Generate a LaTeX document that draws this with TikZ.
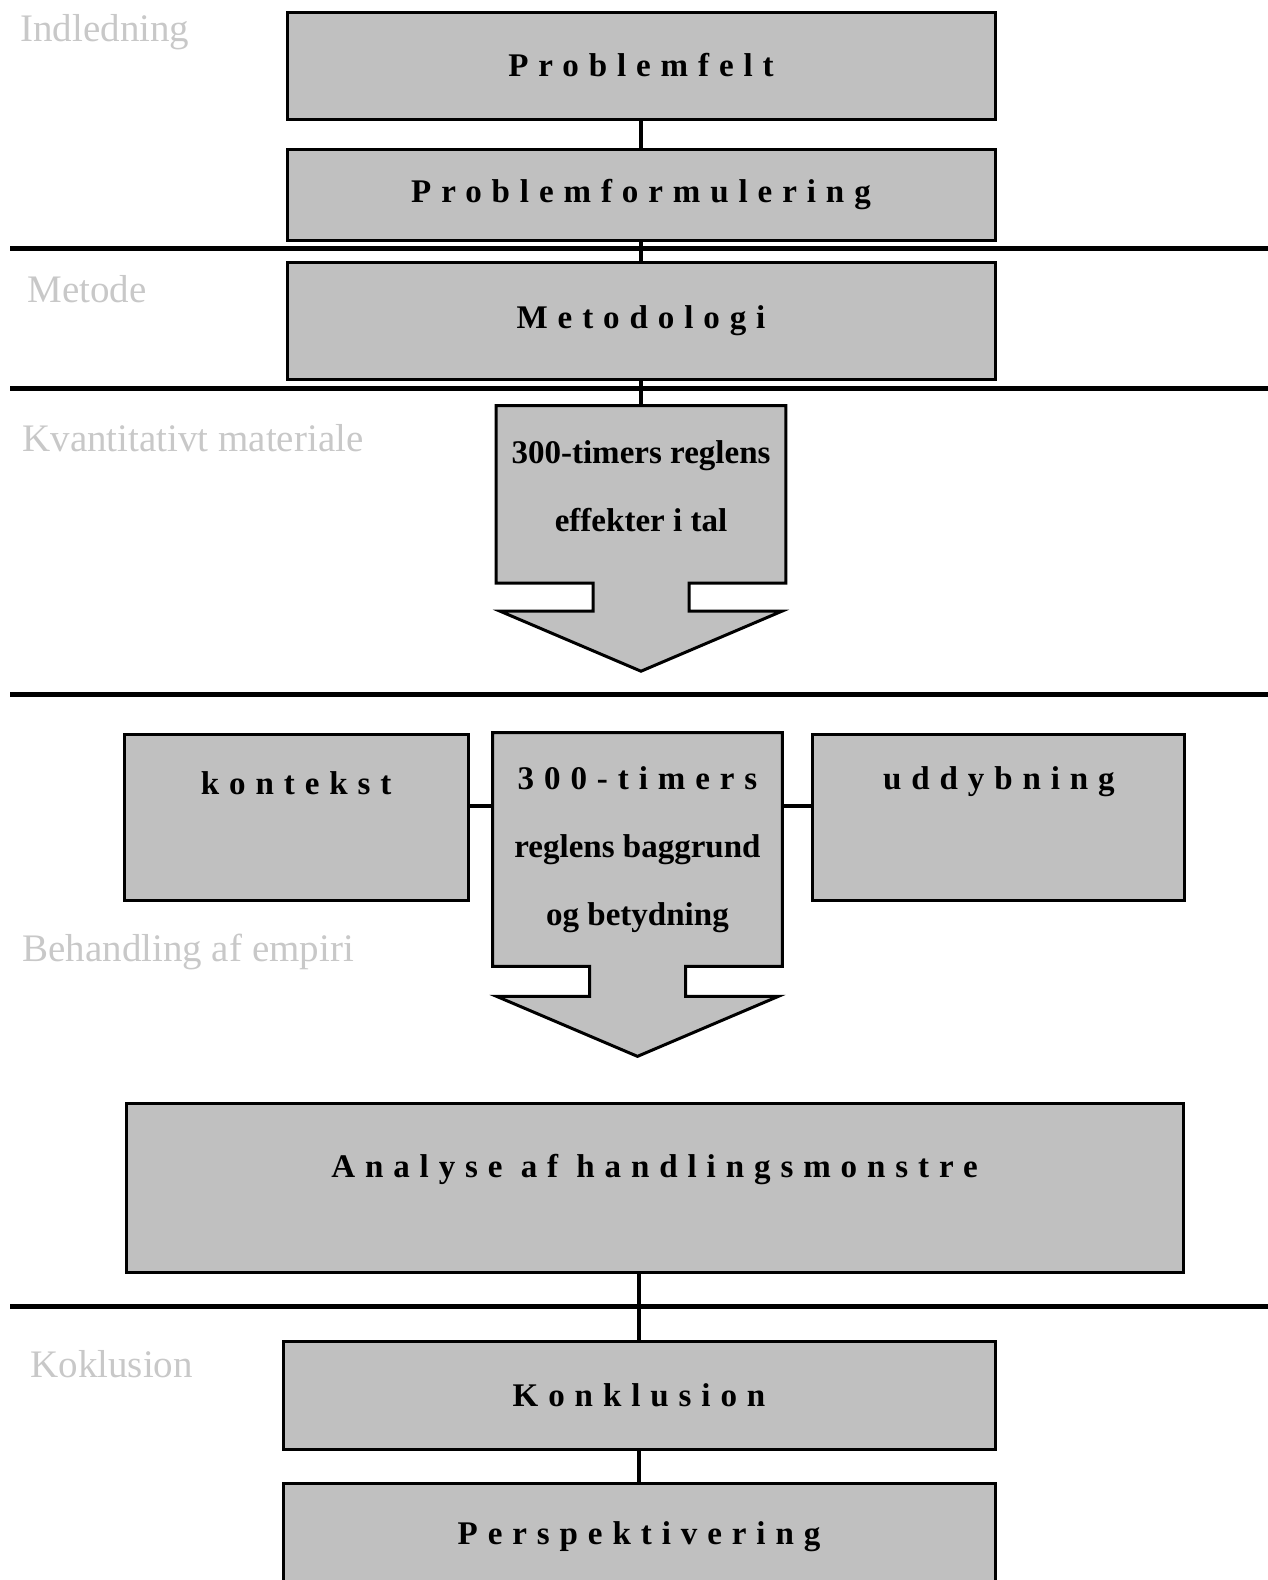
\documentclass[tikz,border=0pt]{standalone}
\usepackage{fontspec}
\setmainfont{Liberation Serif}
\newfontfamily\spaced[LetterSpace=30]{Liberation Serif}
\usetikzlibrary{positioning, calc, backgrounds}
\newdimen\px \px=0.02cm
\definecolor{boxgray}{RGB}{192,192,192}
\definecolor{labelgray}{RGB}{200,200,200}

\begin{document}
\begin{tikzpicture}[
    x=0.02cm, y=-0.02cm,
    box/.style={rectangle, draw=black, line width=3\px, fill=boxgray, align=center,
        inner sep=0pt, font=\spaced\bfseries\fontsize{18.8}{38.7}\selectfont},
    arrowbox/.style={rectangle, inner sep=0pt, minimum width=289\px},
    arrowtext/.style={align=center, inner sep=0pt,
        font=\bfseries\fontsize{18.8}{38.7}\selectfont},
    outline/.style={draw=black, line width=3\px, fill=boxgray, line join=miter},
    link/.style={draw=black, line width=4\px},
    divider/.style={draw=black, line width=5\px},
    section/.style={anchor=west, inner sep=0pt, text=labelgray,
        font=\fontsize{22.2}{24}\selectfont}
]
\useasboundingbox (0,0) rectangle (1268,1580);
\clip (0,0) rectangle (1268,1580);

% sections
\foreach \y in {248,388,694,1306}
    \draw[divider] (10,\y) -- (1268,\y);
\node[section] (lind) at (20,32) {Indledning};
\node[section] (lmet) at (27,289) {Metode};
\node[section] (lkvant) at (22,438) {Kvantitativt materiale};
\node[section] (lbeh) at (22,952) {Behandling af empiri};
\node[section] (lkon) at (30,1364) {Koklusion};

% main column
\node[box, minimum width=708\px, minimum height=107\px] (felt) at (641,65.5) {Problemfelt};
\node[box, minimum width=708\px, minimum height=91\px, below=27\px of felt] (formul) {Problemformulering};
\node[box, minimum width=708\px, minimum height=117\px, below=19\px of formul] (metod) {Metodologi};
\node[arrowbox, minimum height=177\px, below=25\px of metod] (kvant) {};
\node[arrowtext] (kvanttxt) at ($(kvant.center)+(0,-8)$) {300-timers reglens\\effekter i tal};

\node[arrowbox, minimum height=233\px] (regel) at (637.5,849.5) {};
\node[arrowtext] (regeltxt) at (regel.center) {{\spaced 300-timers}\\reglens baggrund\\og betydning};
\node[box, minimum width=344\px, text height=60\px, text depth=106\px,
    left=23\px of regel.north west, anchor=north east] (kontekst) {kontekst};
\node[box, minimum width=372\px, text height=55\px, text depth=111\px,
    right=29\px of regel.north east, anchor=north west] (uddyb) {uddybning};

\node[box, minimum width=1057\px, text height=74\px, text depth=95\px] (analyse) at (654.5,1187.5) {Analyse af handlingsmonstre};
\node[box, minimum width=712\px, minimum height=108\px] (konkl) at (639,1395) {Konklusion};
\node[box, minimum width=712\px, minimum height=108\px, below=31\px of konkl] (persp) {Perspektivering};

% block arrows
\begin{scope}[on background layer]
\foreach \a/\s in {kvant/28, regel/30}
    \draw[outline] (\a.north west) -- (\a.north east) -- (\a.south east)
        -- ($(\a.south)+(48,0)$) -- ++(0,\s) -- ($(\a.south east)+(-4,\s)$)
        -- ($(\a.south)+(0,\s+60)$) -- ($(\a.south west)+(4,\s)$)
        -- ($(\a.south)+(-48,\s)$) -- ($(\a.south)+(-48,0)$)
        -- (\a.south west) -- cycle;
\end{scope}

% connectors
\coordinate (midrow) at (641,806);
\draw[link] (felt) -- (formul);
\draw[link] (formul) -- (metod);
\draw[link] (metod) -- (kvant);
\draw[link] (kontekst.east |- midrow) -- (regel.west |- midrow);
\draw[link] (regel.east |- midrow) -- (uddyb.west |- midrow);
\draw[link] (analyse.south -| konkl.north) -- (konkl.north);
\draw[link] (konkl) -- (persp);
\end{tikzpicture}
\end{document}
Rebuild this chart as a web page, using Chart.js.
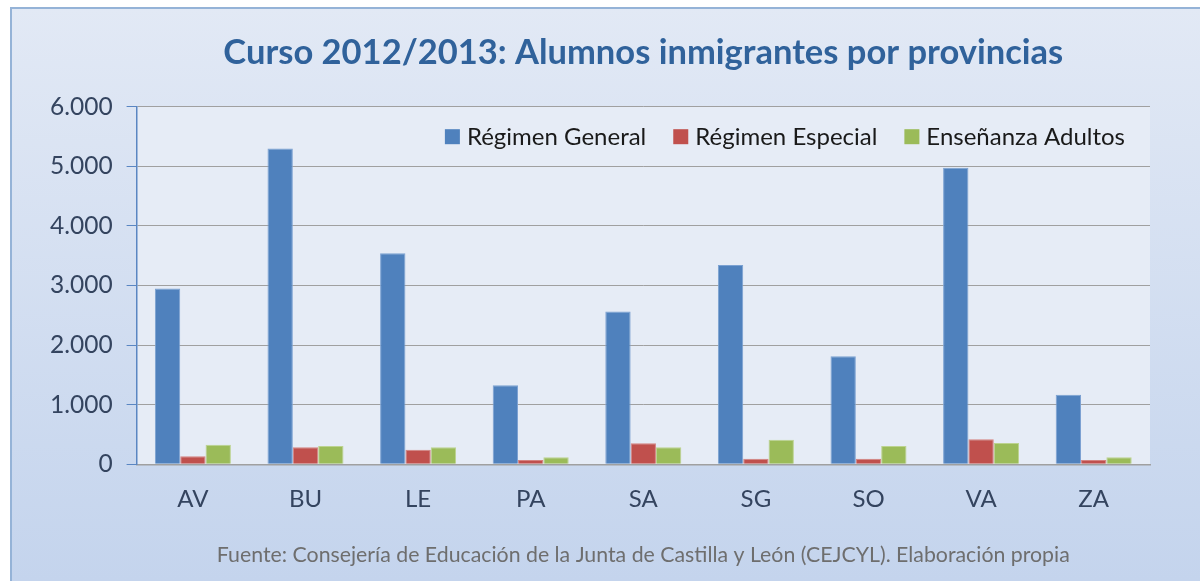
<!DOCTYPE html>
<html><head><meta charset="utf-8">
<script src="https://cdn.jsdelivr.net/npm/chart.js@4"></script>
<style>html,body{margin:0;padding:0;background:#fff;}canvas{display:block}</style>
</head><body>
<canvas id="c" width="1200" height="581"></canvas>
<script>
const categories = ['AV','BU','LE','PA','SA','SG','SO','VA','ZA'];
const regimenGeneral = [2950, 5300, 3540, 1325, 2565, 3345, 1812, 4977, 1168];
const regimenEspecial = [134, 285, 245, 72, 352, 94, 94, 419, 72];
const ensenanzaAdultos = [329, 307, 285, 117, 285, 413, 307, 357, 117];
const yTickLabels = ['0','1.000','2.000','3.000','4.000','5.000','6.000'];
const seriesNames = ['Régimen General','Régimen Especial','Enseñanza Adultos'];
const titleText = 'Curso 2012/2013: Alumnos inmigrantes por provincias';
const sourceText = 'Fuente: Consejería de Educación de la Junta de Castilla y León (CEJCYL). Elaboración propia';

const FONT = 'Lato, "Open Sans", sans-serif';

const background = {
  id: 'background',
  beforeDraw(chart) {
    const ctx = chart.ctx, W = chart.width, H = chart.height;
    ctx.save();
    ctx.fillStyle = '#ffffff';
    ctx.fillRect(0, 0, W, H);
    const g = ctx.createLinearGradient(0, 7, 0, H);
    g.addColorStop(0, '#e2e9f5');
    g.addColorStop(1, '#c4d4ed');
    ctx.fillStyle = g;
    ctx.fillRect(10, 7, W - 10, H - 7);
    ctx.strokeStyle = '#95b3d7';
    ctx.lineWidth = 2;
    ctx.beginPath();
    ctx.moveTo(11, H); ctx.lineTo(11, 8); ctx.lineTo(W, 8);
    ctx.stroke();
    const a = chart.chartArea;
    ctx.fillStyle = '#e6ecf6';
    ctx.fillRect(a.left, a.top, a.right - a.left, a.bottom - a.top);
    ctx.restore();
  }
};

const insideLegend = {
  id: 'insideLegend',
  afterDatasetsDraw(chart) {
    const ctx = chart.ctx, a = chart.chartArea;
    ctx.save();
    ctx.font = '24px ' + FONT;
    ctx.textBaseline = 'middle';
    const box = 15, gapBoxText = 7, gapItems = 27;
    const items = chart.data.datasets.map(d => ({label: d.label, color: d.backgroundColor, w: ctx.measureText(d.label).width}));
    const total = items.reduce((s, it) => s + box + gapBoxText + it.w, 0) + gapItems * (items.length - 1);
    let x = a.right - 25 - total;
    const y = a.top + 30;
    items.forEach(it => {
      ctx.fillStyle = it.color;
      ctx.fillRect(x, y - box / 2, box, box);
      x += box + gapBoxText;
      ctx.fillStyle = '#1a1a1a';
      ctx.fillText(it.label, x, y + 1);
      x += it.w + gapItems;
    });
    ctx.restore();
  }
};

new Chart(document.getElementById('c'), {
  type: 'bar',
  data: {
    labels: categories,
    datasets: [
      {label: seriesNames[0], data: regimenGeneral, backgroundColor: '#4f81bd', borderColor: '#7ba1d2', borderWidth: 1},
      {label: seriesNames[1], data: regimenEspecial, backgroundColor: '#c0504d', borderColor: '#d48280', borderWidth: 1},
      {label: seriesNames[2], data: ensenanzaAdultos, backgroundColor: '#9bbb59', borderColor: '#bcd38f', borderWidth: 1}
    ]
  },
  options: {
    responsive: false,
    devicePixelRatio: 1,
    animation: false,
    layout: {padding: {left: 0, right: 50, top: 0, bottom: 0}},
    datasets: {bar: {categoryPercentage: 0.675, barPercentage: 1.0}},
    plugins: {
      legend: {display: false},
      tooltip: {enabled: false},
      title: {
        display: true, text: titleText, fullSize: false,
        color: '#30629b',
        font: {family: FONT, size: 34.5, weight: 'bold'},
        padding: {top: 32, bottom: 33.3}
      },
      subtitle: {
        display: true, text: sourceText, position: 'bottom', fullSize: false,
        color: '#6e6e6e',
        font: {family: FONT, size: 21.3},
        padding: {top: 28, bottom: 13.1}
      }
    },
    scales: {
      x: {
        grid: {display: false, drawTicks: false, tickLength: 0},
        border: {display: true, color: '#a0a0a0', width: 1.5},
        ticks: {color: '#34445f', font: {family: FONT, size: 24}, padding: 20.5},
        afterFit(s) { s.height = 50; }
      },
      y: {
        min: 0, max: 6000,
        grid: {color: '#a0a0a0', lineWidth: 1, tickColor: '#5a86c2', tickLength: 10},
        border: {display: true, color: '#5a86c2', width: 1.5},
        ticks: {
          stepSize: 1000, color: '#34445f', padding: 14,
          font: {family: FONT, size: 24.5},
          callback: (v, i) => yTickLabels[i]
        },
        afterFit(s) { s.width = 136.6; }
      }
    }
  },
  plugins: [background, insideLegend]
});
</script>
</body></html>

- _CHALLENGE_
Repeat exactly the lines from the first line of the records above through the line containing "(kvanttxt) at ($(kvant.center)+(0,-8)$)", both included. Leave out the pictures.

- _EXERCISE OUTPUT_
Generate a LaTeX document that draws this with TikZ.
\documentclass[tikz,border=0pt]{standalone}
\usepackage{fontspec}
\setmainfont{Liberation Serif}
\newfontfamily\spaced[LetterSpace=30]{Liberation Serif}
\usetikzlibrary{positioning, calc, backgrounds}
\newdimen\px \px=0.02cm
\definecolor{boxgray}{RGB}{192,192,192}
\definecolor{labelgray}{RGB}{200,200,200}

\begin{document}
\begin{tikzpicture}[
    x=0.02cm, y=-0.02cm,
    box/.style={rectangle, draw=black, line width=3\px, fill=boxgray, align=center,
        inner sep=0pt, font=\spaced\bfseries\fontsize{18.8}{38.7}\selectfont},
    arrowbox/.style={rectangle, inner sep=0pt, minimum width=289\px},
    arrowtext/.style={align=center, inner sep=0pt,
        font=\bfseries\fontsize{18.8}{38.7}\selectfont},
    outline/.style={draw=black, line width=3\px, fill=boxgray, line join=miter},
    link/.style={draw=black, line width=4\px},
    divider/.style={draw=black, line width=5\px},
    section/.style={anchor=west, inner sep=0pt, text=labelgray,
        font=\fontsize{22.2}{24}\selectfont}
]
\useasboundingbox (0,0) rectangle (1268,1580);
\clip (0,0) rectangle (1268,1580);

% sections
\foreach \y in {248,388,694,1306}
    \draw[divider] (10,\y) -- (1268,\y);
\node[section] (lind) at (20,32) {Indledning};
\node[section] (lmet) at (27,289) {Metode};
\node[section] (lkvant) at (22,438) {Kvantitativt materiale};
\node[section] (lbeh) at (22,952) {Behandling af empiri};
\node[section] (lkon) at (30,1364) {Koklusion};

% main column
\node[box, minimum width=708\px, minimum height=107\px] (felt) at (641,65.5) {Problemfelt};
\node[box, minimum width=708\px, minimum height=91\px, below=27\px of felt] (formul) {Problemformulering};
\node[box, minimum width=708\px, minimum height=117\px, below=19\px of formul] (metod) {Metodologi};
\node[arrowbox, minimum height=177\px, below=25\px of metod] (kvant) {};
\node[arrowtext] (kvanttxt) at ($(kvant.center)+(0,-8)$) {300-timers reglens\\effekter i tal};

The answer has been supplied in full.